Color in The Banquet of Shadows is layered in dusk and blood. The palette begins in rich sepia, copper, and dusky ochre—colors of wood, time, and dried earth. The table itself absorbs these hues, appearing carved from mahogany soaked in history. Overlaid on this base is a deep obsidian black—used to define the death god’s feathers, Kahlo’s hair, and the shadows that leak from every corner of the scene. Black is not emptiness here—it is weight, memory, and consequence.
Kahlo’s face is painted in lifeless olive and pallid rose, her cheeks faded as if the blood has left them long ago. The contrast between her red dress and her pale flesh is stark, echoing both sacrifice and survival. Her mouth is firm, unparted—a dam against collapse. Around her, the wounded table bleeds red—not bright or fresh, but rusted, dark, nearly brown, as though time has thickened the wound.
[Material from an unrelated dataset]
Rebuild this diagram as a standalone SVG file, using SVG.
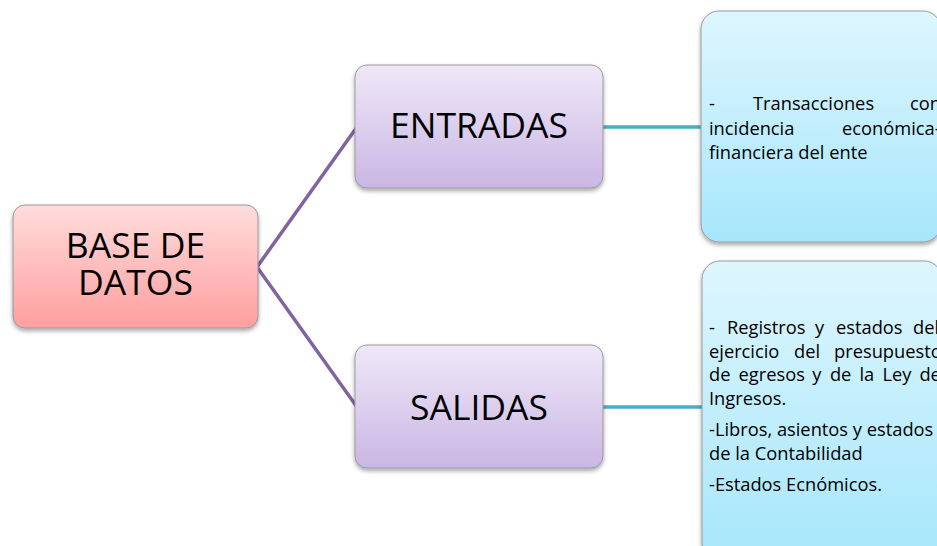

The skeletal deity is composed in a ghostly blend of turquoise, moonlight gray, and deep cerulean. These are not lively blues—they are the hues of grave soil, frozen rivers, and ceremonial paint worn in funerals. The golden streaks that flicker in its headdress and bones flicker like lost divinity—echoes of what was once venerated, now relegated to myth and memory.
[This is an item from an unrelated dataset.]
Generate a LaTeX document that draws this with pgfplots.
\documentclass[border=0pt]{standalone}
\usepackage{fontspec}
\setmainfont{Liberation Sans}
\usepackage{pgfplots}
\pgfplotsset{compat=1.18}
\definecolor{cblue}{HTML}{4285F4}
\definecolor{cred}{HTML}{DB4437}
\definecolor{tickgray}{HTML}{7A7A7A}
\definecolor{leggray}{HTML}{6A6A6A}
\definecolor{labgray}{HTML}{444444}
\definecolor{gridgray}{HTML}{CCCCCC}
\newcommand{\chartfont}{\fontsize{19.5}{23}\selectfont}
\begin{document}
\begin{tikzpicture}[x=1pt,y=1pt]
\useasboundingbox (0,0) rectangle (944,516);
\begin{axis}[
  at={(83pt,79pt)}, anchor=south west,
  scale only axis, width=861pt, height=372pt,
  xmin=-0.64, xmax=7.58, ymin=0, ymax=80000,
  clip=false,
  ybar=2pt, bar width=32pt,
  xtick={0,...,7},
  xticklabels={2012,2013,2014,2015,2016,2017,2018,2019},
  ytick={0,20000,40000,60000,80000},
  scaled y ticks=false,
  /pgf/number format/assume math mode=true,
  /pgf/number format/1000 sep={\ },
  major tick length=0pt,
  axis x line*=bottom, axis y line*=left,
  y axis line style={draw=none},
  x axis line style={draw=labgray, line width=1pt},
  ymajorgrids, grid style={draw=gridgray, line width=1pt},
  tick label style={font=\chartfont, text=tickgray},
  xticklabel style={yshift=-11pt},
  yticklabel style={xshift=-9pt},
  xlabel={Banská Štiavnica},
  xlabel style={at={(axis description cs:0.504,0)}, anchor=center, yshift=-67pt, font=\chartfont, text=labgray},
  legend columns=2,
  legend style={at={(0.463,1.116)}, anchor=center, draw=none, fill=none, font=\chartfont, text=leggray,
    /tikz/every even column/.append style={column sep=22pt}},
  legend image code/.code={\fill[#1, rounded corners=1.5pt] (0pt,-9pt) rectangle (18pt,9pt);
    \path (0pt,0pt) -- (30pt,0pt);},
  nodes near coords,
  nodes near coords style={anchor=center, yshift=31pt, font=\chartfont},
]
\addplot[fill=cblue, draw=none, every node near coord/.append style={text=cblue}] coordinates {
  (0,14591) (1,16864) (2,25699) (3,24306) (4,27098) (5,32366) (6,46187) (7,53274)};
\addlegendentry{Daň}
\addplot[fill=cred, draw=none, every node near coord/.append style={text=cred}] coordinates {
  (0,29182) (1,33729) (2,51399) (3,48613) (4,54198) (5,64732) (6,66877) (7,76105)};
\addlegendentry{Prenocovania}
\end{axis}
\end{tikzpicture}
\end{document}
The edges of the canvas fade into a violet-black veil, broken only by a yellow-gold tear at the far right—a symbolic gash in the spiritual membrane, bleeding inward like revelation or intrusion. Through this tear, the viewer is reminded: this table is not sealed. The dead speak. The living answer.
When I created The Banquet of Shadows , I wanted to transform Kahlo’s The Wounded Table from a surreal gathering into a mythopoetic council—a place where her pain and identity are judged not by others, but by the gods of her ancestors and the ghosts of her selves. Kahlo’s life was a wound she painted again and again—not to be pitied, but to be understood as sacred process. Her table was not a dinner setting—it was an altar. And here, that altar has expanded into a ritual of cosmic reckoning.
The composition’s rhythm is triadic: from the ancient stone gaze, to the skeletal god’s presence, to Kahlo’s form in still resistance. The viewer is pulled across centuries and spiritual registers, invited to kneel at the table and witness the offering of memory, identity, and history itself.
In this vision, Frida Kahlo is the wounded, the priestess, and the sacrifice. She dares to sit where gods once fed and dares to bleed where no one dares look. Her art becomes not a confession, but a ceremony—one that turns suffering into lineage and brokenness into eternal flame.